The iconic Town Hall has gone from being the home of orchestras and performers, to the home of diggers, drilling rigs and about 50 workers. Photographer Olivia Spencer-Bower has the front row seat to the painstaking restoration project and will document its progress each month until it is finished in 2018.
Within the heart of the Town Hall - the auditorium - there is a "performance of a different kind" underway.
A symphony of noise emanates from workers and machines painstakingly putting back together one of the great symbols of the city.
And once a month, lurking in the background is photographer Olivia Spencer-Bower, 29, quietly recording with her three cameras as the workers slowly breathe life back into the Town Hall.
For her, it has been a poignant role from the first day she stepped inside due to its historical significance, the story of those working inside and her memories of the great building.
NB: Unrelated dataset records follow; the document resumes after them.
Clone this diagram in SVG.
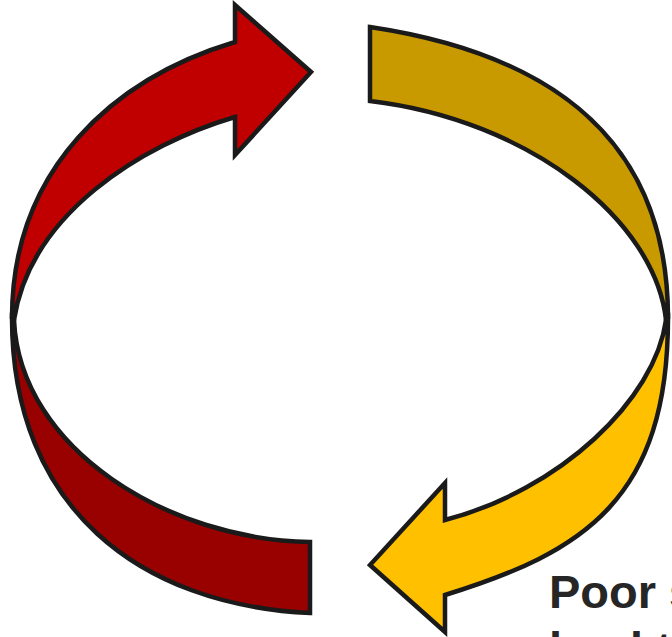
<svg xmlns="http://www.w3.org/2000/svg" width="672" height="637" viewBox="0 0 672 637">
<style>
.band{stroke:#1a1a1a;stroke-width:4.5;stroke-linejoin:miter}
.lbl{font-family:"Liberation Sans",Arial,sans-serif;font-weight:bold;font-size:47px;fill:#262626}
</style>
<rect width="672" height="637" fill="#ffffff"/>
<g id="connectors">
<g id="red-back"><path class="band" fill="#990000" d="M12,318 C12,508 140,605 310,613 L310,542 C170,540 20,450 14,320 Z"/></g>
<g id="red-arrow"><path class="band" fill="#C00000" d="M12,318 C12,168 115,78 235,42 L235,5 L311,72 L235,155 L235,117 C140,145 30,215 14,320 Z"/></g>
<g id="gold-back"><path class="band" fill="#C99A00" d="M370,27 C550,54 668,138 668,318 L666,320 C655,220 530,120 370,101 Z"/></g>
<g id="gold-arrow"><path class="band" fill="#FFC000" d="M668,318 C668,498 585,552 445,595 L445,632 L370,565 L445,483 L445,520 C560,490 655,400 666,320 Z"/></g>
</g>
<g id="label">
<text class="lbl" x="549" y="608">Poor s</text>
<text class="lbl" x="549" y="665">lead to</text>
</g>
</svg>
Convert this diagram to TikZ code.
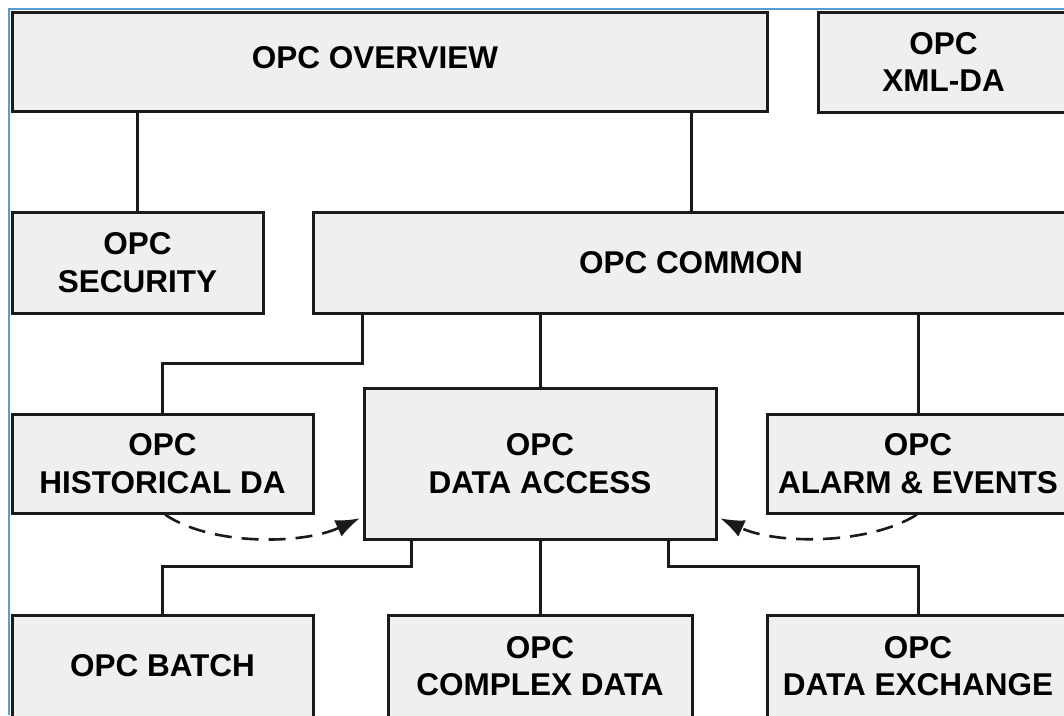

"It is those guys putting the hammer to the nail . . . it amazes me that the rebuild is literally man labour, not machines. It is people dedicating their lives to bringing the building back to life," she said.
Her work documenting the Town Hall won her two silvers and a bronze at the New Zealand Institute of Professional Photography IRIS Awards 2016.
The machinery in the auditorium she likens to a "performance of a different kind", very different from the productions Cantabrians will recall seeing on stage.
The $127.5 million project is expected to be completed by June 2018.
Nearly a year ago, Ms Spencer-Bower won the tender from the Hawkins Construction to document the building's rebirth.
Once a month, she takes her time to move about the Town Hall, recording its progress.
"These images will have so much more value in 15 years time when the Town Hall is finished and the city has started to grow back properly. These are images I hope will have quite a historical relevance," she said.
Getting to know the building's secrets
Yannich Noa Siaosi, 28, knows the Town Hall's secrets - secrets he reckons only the original workers from the 1970s will know.
The apprentice carpenter has been working on the Town Hall since February and is one of about 50 workers. He is a man of few words but becomes animated when describing what he has encountered on the job.
There are a myriad of "tunnels" and back rooms in and beneath the Town Hall that he is fascinated with.
For him, it is of huge historical and personal significance that he and his colleagues from
Hawkins Construction may be the only ones who know where they are.
"You would never have known they were there, unless you worked here. It is fascinating," he said.
He surmises the only other people likely to know the extent of the tunnels are the workers from the 1970s who built the original building, because he encounters their names etched on the brick work when they go to rip down a wall.
"We come across these bits of history. We will be clearing out a room getting it ready for demolition and we'll come across all these cool things from the 70s, like old phones and phone lists and stuff," he said.
He helps Ms Spencer-Bower sometimes by taking her up on the scissor lift so she can get a good angle.
"Sometimes I clean her cameras, too," he chortled.